Rivian and Volkswagen Group‘s joint venture is planning to enable real-time photorealistic 3D visualizations in future driver-assistance features — a step beyond the renderings most carmakers show today.
A new Palo Alto job listing shows the joint venture is seeking a Senior Manager to lead a software engineer’s team as the company develops a “fully integrated experience in our R1 and future vehicle lines.”
The JV says in the role summary that the candidate will “raise the bar for in-vehicle applications, such as real-time 3D rendering, and realize the next generation of self-driving visualizations, driver aids, and other 3D eye candy.”
The requirement for experience with game engines (with Unreal Engine cited as an example) suggests that the venture expects more than schematic overlays aiming for a next-gen 3D environment with materials, lighting, and dynamic scenes.

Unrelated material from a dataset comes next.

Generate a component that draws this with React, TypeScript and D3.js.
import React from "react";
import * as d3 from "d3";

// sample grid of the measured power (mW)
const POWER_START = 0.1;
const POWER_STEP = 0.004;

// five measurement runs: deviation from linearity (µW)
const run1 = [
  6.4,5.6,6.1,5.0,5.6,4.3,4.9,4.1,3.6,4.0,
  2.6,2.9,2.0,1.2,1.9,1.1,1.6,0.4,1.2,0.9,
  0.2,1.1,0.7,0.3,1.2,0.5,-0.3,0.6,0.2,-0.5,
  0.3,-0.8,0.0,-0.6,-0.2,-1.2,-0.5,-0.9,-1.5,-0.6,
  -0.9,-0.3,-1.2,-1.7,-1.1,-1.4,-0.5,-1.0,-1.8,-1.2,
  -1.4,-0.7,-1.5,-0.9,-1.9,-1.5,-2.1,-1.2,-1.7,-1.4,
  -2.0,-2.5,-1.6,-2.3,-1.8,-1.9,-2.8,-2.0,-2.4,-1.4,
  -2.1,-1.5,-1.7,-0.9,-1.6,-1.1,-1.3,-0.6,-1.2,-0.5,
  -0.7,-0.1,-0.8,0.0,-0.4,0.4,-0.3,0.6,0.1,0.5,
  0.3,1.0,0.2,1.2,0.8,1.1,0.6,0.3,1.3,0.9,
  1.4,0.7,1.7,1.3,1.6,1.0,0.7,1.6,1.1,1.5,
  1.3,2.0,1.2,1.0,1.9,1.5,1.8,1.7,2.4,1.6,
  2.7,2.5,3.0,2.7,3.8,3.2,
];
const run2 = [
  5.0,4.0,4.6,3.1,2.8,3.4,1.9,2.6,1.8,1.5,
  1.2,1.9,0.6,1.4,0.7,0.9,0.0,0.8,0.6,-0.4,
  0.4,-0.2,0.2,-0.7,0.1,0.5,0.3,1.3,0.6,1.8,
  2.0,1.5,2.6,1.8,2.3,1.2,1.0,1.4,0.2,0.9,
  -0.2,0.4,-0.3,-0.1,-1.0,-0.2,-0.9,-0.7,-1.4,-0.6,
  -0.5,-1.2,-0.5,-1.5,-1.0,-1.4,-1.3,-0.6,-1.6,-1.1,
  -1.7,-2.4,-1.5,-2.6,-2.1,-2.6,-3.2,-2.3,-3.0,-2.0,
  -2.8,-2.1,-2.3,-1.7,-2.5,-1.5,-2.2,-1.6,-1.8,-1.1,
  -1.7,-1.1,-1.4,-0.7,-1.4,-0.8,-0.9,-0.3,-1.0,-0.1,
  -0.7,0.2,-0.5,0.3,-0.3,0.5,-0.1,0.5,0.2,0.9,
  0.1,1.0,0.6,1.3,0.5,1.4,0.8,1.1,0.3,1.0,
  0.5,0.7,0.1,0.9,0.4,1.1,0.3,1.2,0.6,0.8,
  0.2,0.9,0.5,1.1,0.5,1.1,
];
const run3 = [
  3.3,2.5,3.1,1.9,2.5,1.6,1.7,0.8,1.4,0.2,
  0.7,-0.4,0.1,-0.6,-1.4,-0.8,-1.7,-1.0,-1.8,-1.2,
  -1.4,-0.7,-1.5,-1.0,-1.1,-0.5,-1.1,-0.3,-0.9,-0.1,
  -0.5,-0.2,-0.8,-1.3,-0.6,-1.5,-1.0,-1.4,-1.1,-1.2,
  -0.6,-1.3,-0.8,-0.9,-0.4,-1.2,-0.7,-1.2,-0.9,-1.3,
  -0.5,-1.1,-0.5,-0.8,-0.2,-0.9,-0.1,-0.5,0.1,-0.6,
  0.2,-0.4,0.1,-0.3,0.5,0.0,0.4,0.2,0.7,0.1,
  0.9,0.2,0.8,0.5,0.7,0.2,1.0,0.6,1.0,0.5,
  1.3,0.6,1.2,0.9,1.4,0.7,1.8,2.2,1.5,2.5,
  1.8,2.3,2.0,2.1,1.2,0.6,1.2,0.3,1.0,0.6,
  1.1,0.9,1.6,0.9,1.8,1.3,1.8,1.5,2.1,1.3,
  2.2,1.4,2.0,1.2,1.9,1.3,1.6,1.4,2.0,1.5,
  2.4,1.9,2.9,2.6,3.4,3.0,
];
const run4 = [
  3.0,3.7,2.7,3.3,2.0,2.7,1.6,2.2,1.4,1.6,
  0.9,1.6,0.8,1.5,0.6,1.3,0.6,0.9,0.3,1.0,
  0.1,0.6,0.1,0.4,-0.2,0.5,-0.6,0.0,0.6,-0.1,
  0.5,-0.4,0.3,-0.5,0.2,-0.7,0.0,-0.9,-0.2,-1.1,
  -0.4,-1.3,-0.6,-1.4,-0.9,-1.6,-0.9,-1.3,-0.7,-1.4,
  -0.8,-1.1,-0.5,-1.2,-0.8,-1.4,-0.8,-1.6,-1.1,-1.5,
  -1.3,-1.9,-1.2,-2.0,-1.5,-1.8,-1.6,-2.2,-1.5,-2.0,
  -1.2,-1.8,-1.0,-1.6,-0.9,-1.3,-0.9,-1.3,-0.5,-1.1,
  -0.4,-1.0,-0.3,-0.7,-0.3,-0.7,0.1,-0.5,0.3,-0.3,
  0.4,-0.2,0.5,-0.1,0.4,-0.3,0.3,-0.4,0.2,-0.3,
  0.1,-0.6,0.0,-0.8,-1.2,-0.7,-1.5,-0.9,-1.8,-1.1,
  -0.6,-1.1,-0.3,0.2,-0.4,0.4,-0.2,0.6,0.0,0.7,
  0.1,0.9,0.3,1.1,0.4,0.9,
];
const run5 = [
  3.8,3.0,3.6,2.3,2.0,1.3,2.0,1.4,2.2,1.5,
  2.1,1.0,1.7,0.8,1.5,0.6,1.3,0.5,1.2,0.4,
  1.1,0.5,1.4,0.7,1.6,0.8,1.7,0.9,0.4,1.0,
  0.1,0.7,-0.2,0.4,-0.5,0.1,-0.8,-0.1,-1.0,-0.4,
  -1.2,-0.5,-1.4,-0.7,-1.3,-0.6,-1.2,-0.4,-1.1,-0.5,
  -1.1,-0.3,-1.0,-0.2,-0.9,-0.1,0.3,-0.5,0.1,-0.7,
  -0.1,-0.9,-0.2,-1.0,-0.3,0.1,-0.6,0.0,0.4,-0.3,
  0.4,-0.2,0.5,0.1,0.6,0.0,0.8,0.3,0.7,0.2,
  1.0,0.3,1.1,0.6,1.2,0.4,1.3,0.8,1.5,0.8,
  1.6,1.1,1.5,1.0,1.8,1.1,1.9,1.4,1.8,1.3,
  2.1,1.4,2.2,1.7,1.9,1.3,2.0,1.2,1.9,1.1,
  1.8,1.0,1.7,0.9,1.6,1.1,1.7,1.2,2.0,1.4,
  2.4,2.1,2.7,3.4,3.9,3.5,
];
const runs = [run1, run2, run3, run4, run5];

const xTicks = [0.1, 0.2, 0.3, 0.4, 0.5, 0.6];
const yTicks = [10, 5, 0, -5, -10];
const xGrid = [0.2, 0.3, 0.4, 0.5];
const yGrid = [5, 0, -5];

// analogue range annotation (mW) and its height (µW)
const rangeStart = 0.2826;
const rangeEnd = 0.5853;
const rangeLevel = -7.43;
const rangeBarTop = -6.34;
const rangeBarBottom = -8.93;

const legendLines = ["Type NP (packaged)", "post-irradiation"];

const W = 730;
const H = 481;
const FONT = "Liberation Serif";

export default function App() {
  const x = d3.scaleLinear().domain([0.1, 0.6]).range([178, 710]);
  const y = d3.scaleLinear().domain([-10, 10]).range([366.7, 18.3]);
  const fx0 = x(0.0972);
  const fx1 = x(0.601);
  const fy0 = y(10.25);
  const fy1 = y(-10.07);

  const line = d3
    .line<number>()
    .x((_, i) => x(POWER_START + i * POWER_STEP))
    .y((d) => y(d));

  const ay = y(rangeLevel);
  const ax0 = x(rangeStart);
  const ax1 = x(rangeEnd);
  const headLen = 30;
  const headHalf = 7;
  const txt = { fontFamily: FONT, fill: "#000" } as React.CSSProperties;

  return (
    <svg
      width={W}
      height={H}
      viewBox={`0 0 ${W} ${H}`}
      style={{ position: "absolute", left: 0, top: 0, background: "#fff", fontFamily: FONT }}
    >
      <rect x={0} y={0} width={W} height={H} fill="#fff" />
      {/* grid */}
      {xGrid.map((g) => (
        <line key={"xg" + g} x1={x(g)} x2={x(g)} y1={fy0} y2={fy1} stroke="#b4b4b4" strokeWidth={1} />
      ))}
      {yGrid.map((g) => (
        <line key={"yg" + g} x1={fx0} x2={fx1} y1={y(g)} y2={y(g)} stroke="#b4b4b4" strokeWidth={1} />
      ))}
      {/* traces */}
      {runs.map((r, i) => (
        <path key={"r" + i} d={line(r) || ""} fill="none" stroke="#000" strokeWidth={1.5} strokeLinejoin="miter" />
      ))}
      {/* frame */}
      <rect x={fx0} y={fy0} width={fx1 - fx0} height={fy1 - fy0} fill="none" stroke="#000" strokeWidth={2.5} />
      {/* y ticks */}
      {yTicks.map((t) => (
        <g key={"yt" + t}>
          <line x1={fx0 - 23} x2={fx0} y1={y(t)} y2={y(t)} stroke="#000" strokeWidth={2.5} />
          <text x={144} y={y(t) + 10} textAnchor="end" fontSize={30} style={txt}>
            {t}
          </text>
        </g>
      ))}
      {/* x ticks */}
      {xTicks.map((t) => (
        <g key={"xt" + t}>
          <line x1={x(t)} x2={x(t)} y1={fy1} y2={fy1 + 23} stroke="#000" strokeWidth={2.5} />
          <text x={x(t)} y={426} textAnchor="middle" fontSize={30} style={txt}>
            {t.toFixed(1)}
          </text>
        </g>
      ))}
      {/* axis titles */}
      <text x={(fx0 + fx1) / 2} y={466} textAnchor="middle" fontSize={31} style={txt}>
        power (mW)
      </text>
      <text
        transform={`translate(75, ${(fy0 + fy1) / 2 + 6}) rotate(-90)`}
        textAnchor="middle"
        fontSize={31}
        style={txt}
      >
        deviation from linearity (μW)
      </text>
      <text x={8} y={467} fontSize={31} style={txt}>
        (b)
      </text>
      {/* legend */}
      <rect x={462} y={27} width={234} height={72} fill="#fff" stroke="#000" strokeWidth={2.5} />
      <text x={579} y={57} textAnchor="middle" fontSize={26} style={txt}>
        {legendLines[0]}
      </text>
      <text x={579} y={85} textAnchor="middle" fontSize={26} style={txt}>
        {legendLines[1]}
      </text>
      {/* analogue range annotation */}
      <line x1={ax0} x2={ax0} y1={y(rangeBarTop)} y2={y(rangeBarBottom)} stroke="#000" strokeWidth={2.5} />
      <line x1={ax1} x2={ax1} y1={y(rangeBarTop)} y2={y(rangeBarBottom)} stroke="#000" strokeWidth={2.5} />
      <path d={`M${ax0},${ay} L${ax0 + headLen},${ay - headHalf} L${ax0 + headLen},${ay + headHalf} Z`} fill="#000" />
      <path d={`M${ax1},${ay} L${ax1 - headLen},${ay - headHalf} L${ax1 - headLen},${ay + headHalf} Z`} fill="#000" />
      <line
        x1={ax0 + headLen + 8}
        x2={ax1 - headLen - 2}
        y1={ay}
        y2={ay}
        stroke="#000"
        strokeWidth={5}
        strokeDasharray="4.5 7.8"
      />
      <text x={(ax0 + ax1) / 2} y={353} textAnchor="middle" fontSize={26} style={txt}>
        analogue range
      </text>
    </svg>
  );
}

Rivian and Volkswagen entered a partnership late last year, according to which the German automaker agreed to invest $5.8 billion in the EV maker as it adopts Rivian‘s zonal architecture and software stack in its future electric vehicles.
The new job listing, first reported by X user Chris Hilbert, comes as Rivian’s founder and CEO RJ Scaringe opens the door to bring LiDAR back to the brand’s vehicles.
“Our view is that it’s definitely beneficial, and our approach to sensors has been that we need to rapidly build our foundation model as fast as possible,” Scaringe said earlier this week.
While noting that the price of LiDARs has been crashing over the last few years, the CEO said, “it’s a really great sensor that can do things that cameras can’t.”
The Rivian-VW brief explicitly calls for game-engine expertise and photoreal materials/lighting, implying a synchronized scene-graph that is updated by the perception stack and rendered with higher fidelity than current production systems.
That would require tight coupling to the central compute/zonal controllers and strict latency bounds so the visuals track the world state in lock-step.
Tesla renders a dense, real-time driving scene — vehicles, pedestrians, curbs, road edges — when FSD (Supervised) is active.
It’s fast and informative, and it can expand to full-screen, but it’s deliberately stylized: flat shading and simplified geometry rather than cinematic rendering.
Lucid has been upgrading its optional Advanced Driver Assistance System (ADAS) DreamDrive Pro, adding features such as lane-change assist and 3D lane visualization.
A year ago, the EV maker announced that the UX 2.4 update was bringing improved capabilities, including new 3D lane visualization; Lucid Assistant, a new voice control system; an updated map design for improved legibility; and much more.
Rivian secured a $1 billion equity investment from Volkswagen Group, following the achievement of a gross profit milestone in the first quarter of the year, which was a condition for the investment to follow through.
After the second quarter earnings results a month ago, Rivian‘s CFO Claire McDonough noted that its Software and Services segment reported “another strong quarter” with $376 million of revenue and $129 million of gross profit.
“About half of the revenue within Software and Services was a result of the Software and Electrical Hardware joint venture we created with Volkswagen Group,” the CFO added back then.